Data:
==================================================

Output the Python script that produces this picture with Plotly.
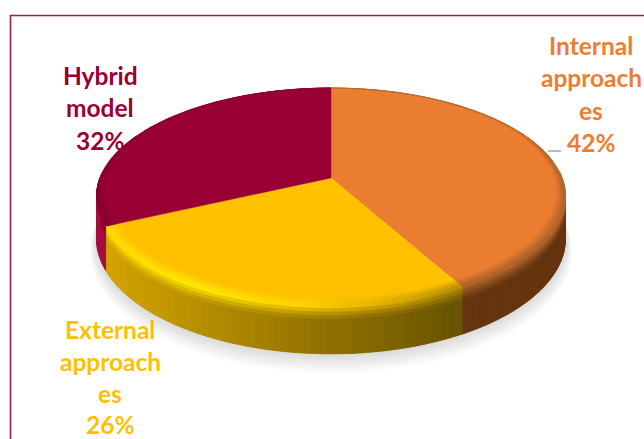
import numpy as np
import plotly.graph_objects as go

# Slice values in drawing order, clockwise from twelve o'clock
categories = ["Internal approaches", "External approaches", "Hybrid model"]
values = [42, 26, 32]
face_colors = ["#EB7D30", "#FFC000", "#990033"]

# Wrapped data labels: text lines with their centre and baselines
label_lines = [
    ["Internal", "approach", "es", "42%"],
    ["External", "approach", "es", "26%"],
    ["Hybrid", "model", "32%"],
]
label_colors = ["#ED7D31", "#FFC000", "#990033"]
label_x = [591, 110, 100]
label_y = [[45, 77, 110, 142], [329, 361, 393, 424], [75, 107, 140]]

# Side-wall colour stops along the horizontal position on the disc
side_stops = [
    [(-1, "#66340F"), (1, "#66340F")],
    [(-0.9, "#D4A400"), (-0.55, "#BE9300"), (0, "#8F7000"), (0.48, "#665200")],
    [(-1, "#A3103F"), (1, "#A3103F")],
]
rim_stops = [
    [(-1, "#A8602A"), (1, "#A8602A")],
    [(-0.9, "#FFDC00"), (-0.5, "#FFEA00"), (-0.1, "#FFD200"), (0.2, "#DFAE00"), (0.48, "#A88600")],
    [(-1, "#84002E"), (1, "#84002E")],
]

# Perspective projection of the disc onto the page
CX, CY = 331.0, 178.0
KP, AY, BX, DEPTH = 0.17, 105.3, 231.1, 40.6


def project(theta, r=1.0, z=0.0):
    t = np.radians(theta)
    u, v = r * np.sin(t), -r * np.cos(t)
    w = 1 - KP * v
    return CX + BX * u / w, CY + (AY * v + z) / w


def to_rgb(c):
    return np.array([int(c[i:i + 2], 16) for i in (1, 3, 5)], dtype=float)


def mix(a, b, f):
    c = a + (b - a) * f
    return "#%02X%02X%02X" % tuple(int(round(x)) for x in c)


def ramp(stops, u):
    xs = [s[0] for s in stops]
    cs = np.array([to_rgb(s[1]) for s in stops])
    return np.array([np.interp(u, xs, cs[:, i]) for i in range(3)])


def polygon(fig, xs, ys, color, opacity=1.0, width=0.7):
    fig.add_trace(go.Scatter(
        x=list(xs), y=list(ys), mode="lines", fill="toself", fillcolor=color,
        line=dict(color=color, width=width), opacity=opacity, hoverinfo="skip", showlegend=False,
    ))


def inner_radius(theta):
    v = -np.cos(np.radians(theta))
    return 1 - 0.05 * np.clip((v + 1.05) / 1.5, 0.06, 1)


fig = go.Figure()

fractions = np.array(values) / sum(values)
edges = np.concatenate([[0], np.cumsum(fractions) * 360])

# Soft shadow cast under the front of the disc
full = np.linspace(0, 360, 181)
for i in range(9):
    grow = (9 - i) / 9
    px, py = project(full, 1 + 0.028 * grow, DEPTH + 12 * grow)
    polygon(fig, px, py, "rgba(0,0,0,1)", opacity=0.014, width=0)

slices = list(zip(edges[:-1], edges[1:], range(3)))

# Side walls: one pass per slice, thin strips so the shading can vary along the rim
bands = [(0, 3, 0.0), (3, 6, 0.3), (6, 9, 0.6), (9, 12, 0.85), (12, DEPTH, 1.0)]
for a0, a1, s in slices:
    # Base wall under the strips closes any hairlines between them
    arc = np.linspace(a0, a1, 80)
    xa, ya = project(arc, 1, 0)
    xb, yb = project(arc[::-1], 1, DEPTH)
    base = ramp(side_stops[s], np.sin(np.radians((a0 + a1) / 2)))
    polygon(fig, [*xa, *xb, xa[0]], [*ya, *yb, ya[0]], mix(base, base, 0), width=0.3)

    steps = np.arange(a0, a1, 1.5).tolist() + [a1]
    for t0, t1 in zip(steps[:-1], steps[1:]):
        tm = (t0 + t1) / 2
        if -np.cos(np.radians(tm)) < -0.05:
            continue
        u = np.sin(np.radians(tm))
        side = ramp(side_stops[s], u)
        rim = ramp(rim_stops[s], u)
        for z0, z1, f in bands:
            xa, ya = project(np.array([t0, t1]), 1, z0)
            xb, yb = project(np.array([t1, t0]), 1, z1)
            polygon(fig, [*xa, *xb, xa[0]], [*ya, *yb, ya[0]], mix(rim, side, f), width=0.9)

# Flat top faces
for a0, a1, s in slices:
    arc = np.arange(a0, a1, 1.0).tolist() + [a1]
    px, py = project(np.array(arc), 1.0)
    polygon(fig, [CX, *px, CX], [CY, *py, CY], face_colors[s], width=0.4)

# Bevel between face and wall
for a0, a1, s in slices:
    steps = np.arange(a0, a1, 2.0).tolist() + [a1]
    face = to_rgb(face_colors[s])
    for t0, t1 in zip(steps[:-1], steps[1:]):
        tm = (t0 + t1) / 2
        u = np.sin(np.radians(tm))
        rim = ramp(rim_stops[s], u)
        rin = inner_radius(tm)
        for k in range(4):
            r0 = rin + (1 - rin) * k / 4
            r1 = rin + (1 - rin) * (k + 1) / 4
            f = (k + 0.5) / 4
            xa, ya = project(np.array([t0, t1]), r0)
            xb, yb = project(np.array([t1, t0]), r1)
            polygon(fig, [*xa, *xb, xa[0]], [*ya, *yb, ya[0]], mix(face, rim, f), width=0.4)

# Leader line of the first data label
fig.add_shape(type="line", x0=548, x1=561, y0=151, y1=151, line=dict(color="#A6A6A6", width=1.5))

# Data labels, one annotation per wrapped line
for lines, color, x, ys in zip(label_lines, label_colors, label_x, label_y):
    for text, y in zip(lines, ys):
        fig.add_annotation(
            x=x, y=y, text=text, showarrow=False, xanchor="center", yanchor="middle",
            font=dict(family="Lato", size=24.5, color=color, weight="bold"),
        )

# Chart frame, open past the right and bottom page edges
fig.add_shape(type="rect", x0=10.5, y0=15.5, x1=660, y1=460, line=dict(color="#A6194C", width=1.6), layer="above")

fig.update_layout(
    width=644, height=439, margin=dict(l=0, r=0, t=0, b=0),
    paper_bgcolor="white", plot_bgcolor="white", showlegend=False,
    xaxis=dict(range=[0, 644], visible=False, fixedrange=True),
    yaxis=dict(range=[439, 0], visible=False, fixedrange=True),
)
fig.write_html("out.html", config=dict(displayModeBar=False))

==================================================

Problem details:
Reproduce the data word for word, excluding its pictures.

Answer for the task:
Output the Python script that produces this picture with Plotly.
import numpy as np
import plotly.graph_objects as go

# Slice values in drawing order, clockwise from twelve o'clock
categories = ["Internal approaches", "External approaches", "Hybrid model"]
values = [42, 26, 32]
face_colors = ["#EB7D30", "#FFC000", "#990033"]

# Wrapped data labels: text lines with their centre and baselines
label_lines = [
    ["Internal", "approach", "es", "42%"],
    ["External", "approach", "es", "26%"],
    ["Hybrid", "model", "32%"],
]
label_colors = ["#ED7D31", "#FFC000", "#990033"]
label_x = [591, 110, 100]
label_y = [[45, 77, 110, 142], [329, 361, 393, 424], [75, 107, 140]]

# Side-wall colour stops along the horizontal position on the disc
side_stops = [
    [(-1, "#66340F"), (1, "#66340F")],
    [(-0.9, "#D4A400"), (-0.55, "#BE9300"), (0, "#8F7000"), (0.48, "#665200")],
    [(-1, "#A3103F"), (1, "#A3103F")],
]
rim_stops = [
    [(-1, "#A8602A"), (1, "#A8602A")],
    [(-0.9, "#FFDC00"), (-0.5, "#FFEA00"), (-0.1, "#FFD200"), (0.2, "#DFAE00"), (0.48, "#A88600")],
    [(-1, "#84002E"), (1, "#84002E")],
]

# Perspective projection of the disc onto the page
CX, CY = 331.0, 178.0
KP, AY, BX, DEPTH = 0.17, 105.3, 231.1, 40.6


def project(theta, r=1.0, z=0.0):
    t = np.radians(theta)
    u, v = r * np.sin(t), -r * np.cos(t)
    w = 1 - KP * v
    return CX + BX * u / w, CY + (AY * v + z) / w


def to_rgb(c):
    return np.array([int(c[i:i + 2], 16) for i in (1, 3, 5)], dtype=float)


def mix(a, b, f):
    c = a + (b - a) * f
    return "#%02X%02X%02X" % tuple(int(round(x)) for x in c)


def ramp(stops, u):
    xs = [s[0] for s in stops]
    cs = np.array([to_rgb(s[1]) for s in stops])
    return np.array([np.interp(u, xs, cs[:, i]) for i in range(3)])


def polygon(fig, xs, ys, color, opacity=1.0, width=0.7):
    fig.add_trace(go.Scatter(
        x=list(xs), y=list(ys), mode="lines", fill="toself", fillcolor=color,
        line=dict(color=color, width=width), opacity=opacity, hoverinfo="skip", showlegend=False,
    ))


def inner_radius(theta):
    v = -np.cos(np.radians(theta))
    return 1 - 0.05 * np.clip((v + 1.05) / 1.5, 0.06, 1)


fig = go.Figure()

fractions = np.array(values) / sum(values)
edges = np.concatenate([[0], np.cumsum(fractions) * 360])

# Soft shadow cast under the front of the disc
full = np.linspace(0, 360, 181)
for i in range(9):
    grow = (9 - i) / 9
    px, py = project(full, 1 + 0.028 * grow, DEPTH + 12 * grow)
    polygon(fig, px, py, "rgba(0,0,0,1)", opacity=0.014, width=0)

slices = list(zip(edges[:-1], edges[1:], range(3)))

# Side walls: one pass per slice, thin strips so the shading can vary along the rim
bands = [(0, 3, 0.0), (3, 6, 0.3), (6, 9, 0.6), (9, 12, 0.85), (12, DEPTH, 1.0)]
for a0, a1, s in slices:
    # Base wall under the strips closes any hairlines between them
    arc = np.linspace(a0, a1, 80)
    xa, ya = project(arc, 1, 0)
    xb, yb = project(arc[::-1], 1, DEPTH)
    base = ramp(side_stops[s], np.sin(np.radians((a0 + a1) / 2)))
    polygon(fig, [*xa, *xb, xa[0]], [*ya, *yb, ya[0]], mix(base, base, 0), width=0.3)

    steps = np.arange(a0, a1, 1.5).tolist() + [a1]
    for t0, t1 in zip(steps[:-1], steps[1:]):
        tm = (t0 + t1) / 2
        if -np.cos(np.radians(tm)) < -0.05:
            continue
        u = np.sin(np.radians(tm))
        side = ramp(side_stops[s], u)
        rim = ramp(rim_stops[s], u)
        for z0, z1, f in bands:
            xa, ya = project(np.array([t0, t1]), 1, z0)
            xb, yb = project(np.array([t1, t0]), 1, z1)
            polygon(fig, [*xa, *xb, xa[0]], [*ya, *yb, ya[0]], mix(rim, side, f), width=0.9)

# Flat top faces
for a0, a1, s in slices:
    arc = np.arange(a0, a1, 1.0).tolist() + [a1]
    px, py = project(np.array(arc), 1.0)
    polygon(fig, [CX, *px, CX], [CY, *py, CY], face_colors[s], width=0.4)

# Bevel between face and wall
for a0, a1, s in slices:
    steps = np.arange(a0, a1, 2.0).tolist() + [a1]
    face = to_rgb(face_colors[s])
    for t0, t1 in zip(steps[:-1], steps[1:]):
        tm = (t0 + t1) / 2
        u = np.sin(np.radians(tm))
        rim = ramp(rim_stops[s], u)
        rin = inner_radius(tm)
        for k in range(4):
            r0 = rin + (1 - rin) * k / 4
            r1 = rin + (1 - rin) * (k + 1) / 4
            f = (k + 0.5) / 4
            xa, ya = project(np.array([t0, t1]), r0)
            xb, yb = project(np.array([t1, t0]), r1)
            polygon(fig, [*xa, *xb, xa[0]], [*ya, *yb, ya[0]], mix(face, rim, f), width=0.4)

# Leader line of the first data label
fig.add_shape(type="line", x0=548, x1=561, y0=151, y1=151, line=dict(color="#A6A6A6", width=1.5))

# Data labels, one annotation per wrapped line
for lines, color, x, ys in zip(label_lines, label_colors, label_x, label_y):
    for text, y in zip(lines, ys):
        fig.add_annotation(
            x=x, y=y, text=text, showarrow=False, xanchor="center", yanchor="middle",
            font=dict(family="Lato", size=24.5, color=color, weight="bold"),
        )

# Chart frame, open past the right and bottom page edges
fig.add_shape(type="rect", x0=10.5, y0=15.5, x1=660, y1=460, line=dict(color="#A6194C", width=1.6), layer="above")

fig.update_layout(
    width=644, height=439, margin=dict(l=0, r=0, t=0, b=0),
    paper_bgcolor="white", plot_bgcolor="white", showlegend=False,
    xaxis=dict(range=[0, 644], visible=False, fixedrange=True),
    yaxis=dict(range=[439, 0], visible=False, fixedrange=True),
)
fig.write_html("out.html", config=dict(displayModeBar=False))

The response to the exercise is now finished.